**Goal of the exercise**
Will you output all of the data below exactly, omitting the images?

**Available data**
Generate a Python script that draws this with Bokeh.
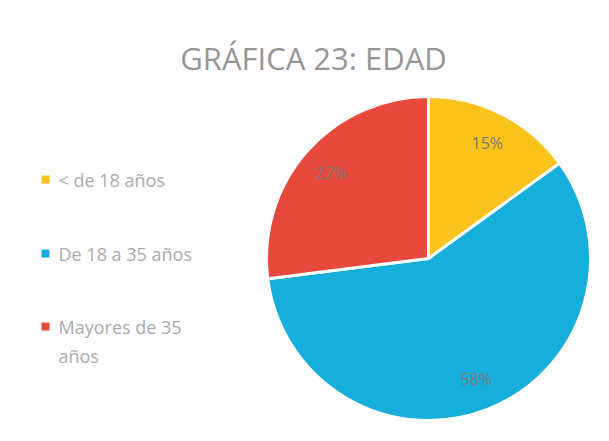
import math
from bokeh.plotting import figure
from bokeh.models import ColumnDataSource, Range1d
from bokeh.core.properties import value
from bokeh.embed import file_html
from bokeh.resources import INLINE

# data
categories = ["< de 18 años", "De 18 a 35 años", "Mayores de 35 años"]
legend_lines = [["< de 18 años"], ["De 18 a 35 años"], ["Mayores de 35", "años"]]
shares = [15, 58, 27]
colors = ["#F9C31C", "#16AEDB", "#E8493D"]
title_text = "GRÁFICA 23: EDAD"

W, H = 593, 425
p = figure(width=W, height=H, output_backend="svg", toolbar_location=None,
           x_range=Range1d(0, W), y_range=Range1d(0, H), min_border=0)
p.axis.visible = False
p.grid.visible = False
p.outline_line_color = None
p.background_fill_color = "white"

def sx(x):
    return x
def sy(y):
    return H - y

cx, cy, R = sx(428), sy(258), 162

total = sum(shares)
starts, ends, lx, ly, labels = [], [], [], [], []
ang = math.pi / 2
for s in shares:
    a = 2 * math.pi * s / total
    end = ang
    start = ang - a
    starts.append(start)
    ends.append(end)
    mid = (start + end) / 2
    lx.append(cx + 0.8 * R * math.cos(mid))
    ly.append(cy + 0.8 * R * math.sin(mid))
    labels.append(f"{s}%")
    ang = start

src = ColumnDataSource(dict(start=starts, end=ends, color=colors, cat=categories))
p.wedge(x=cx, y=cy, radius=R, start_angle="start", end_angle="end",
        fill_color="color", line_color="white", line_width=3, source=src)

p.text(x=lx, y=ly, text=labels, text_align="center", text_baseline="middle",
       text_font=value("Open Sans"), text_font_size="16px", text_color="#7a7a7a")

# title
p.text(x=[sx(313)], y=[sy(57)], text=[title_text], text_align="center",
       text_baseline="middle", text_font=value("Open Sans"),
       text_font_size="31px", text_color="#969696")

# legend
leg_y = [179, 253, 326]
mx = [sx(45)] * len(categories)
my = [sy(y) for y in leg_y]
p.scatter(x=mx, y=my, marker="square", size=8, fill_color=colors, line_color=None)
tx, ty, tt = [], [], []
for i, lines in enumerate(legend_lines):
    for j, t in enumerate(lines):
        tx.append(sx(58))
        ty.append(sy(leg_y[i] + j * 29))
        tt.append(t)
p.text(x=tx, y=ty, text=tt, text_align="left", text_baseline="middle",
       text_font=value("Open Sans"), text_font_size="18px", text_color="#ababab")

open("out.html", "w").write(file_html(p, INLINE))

**Answer to this task**
Generate a Python script that draws this with Bokeh.
import math
from bokeh.plotting import figure
from bokeh.models import ColumnDataSource, Range1d
from bokeh.core.properties import value
from bokeh.embed import file_html
from bokeh.resources import INLINE

# data
categories = ["< de 18 años", "De 18 a 35 años", "Mayores de 35 años"]
legend_lines = [["< de 18 años"], ["De 18 a 35 años"], ["Mayores de 35", "años"]]
shares = [15, 58, 27]
colors = ["#F9C31C", "#16AEDB", "#E8493D"]
title_text = "GRÁFICA 23: EDAD"

W, H = 593, 425
p = figure(width=W, height=H, output_backend="svg", toolbar_location=None,
           x_range=Range1d(0, W), y_range=Range1d(0, H), min_border=0)
p.axis.visible = False
p.grid.visible = False
p.outline_line_color = None
p.background_fill_color = "white"

def sx(x):
    return x
def sy(y):
    return H - y

cx, cy, R = sx(428), sy(258), 162

total = sum(shares)
starts, ends, lx, ly, labels = [], [], [], [], []
ang = math.pi / 2
for s in shares:
    a = 2 * math.pi * s / total
    end = ang
    start = ang - a
    starts.append(start)
    ends.append(end)
    mid = (start + end) / 2
    lx.append(cx + 0.8 * R * math.cos(mid))
    ly.append(cy + 0.8 * R * math.sin(mid))
    labels.append(f"{s}%")
    ang = start

src = ColumnDataSource(dict(start=starts, end=ends, color=colors, cat=categories))
p.wedge(x=cx, y=cy, radius=R, start_angle="start", end_angle="end",
        fill_color="color", line_color="white", line_width=3, source=src)

p.text(x=lx, y=ly, text=labels, text_align="center", text_baseline="middle",
       text_font=value("Open Sans"), text_font_size="16px", text_color="#7a7a7a")

# title
p.text(x=[sx(313)], y=[sy(57)], text=[title_text], text_align="center",
       text_baseline="middle", text_font=value("Open Sans"),
       text_font_size="31px", text_color="#969696")

# legend
leg_y = [179, 253, 326]
mx = [sx(45)] * len(categories)
my = [sy(y) for y in leg_y]
p.scatter(x=mx, y=my, marker="square", size=8, fill_color=colors, line_color=None)
tx, ty, tt = [], [], []
for i, lines in enumerate(legend_lines):
    for j, t in enumerate(lines):
        tx.append(sx(58))
        ty.append(sy(leg_y[i] + j * 29))
        tt.append(t)
p.text(x=tx, y=ty, text=tt, text_align="left", text_baseline="middle",
       text_font=value("Open Sans"), text_font_size="18px", text_color="#ababab")

open("out.html", "w").write(file_html(p, INLINE))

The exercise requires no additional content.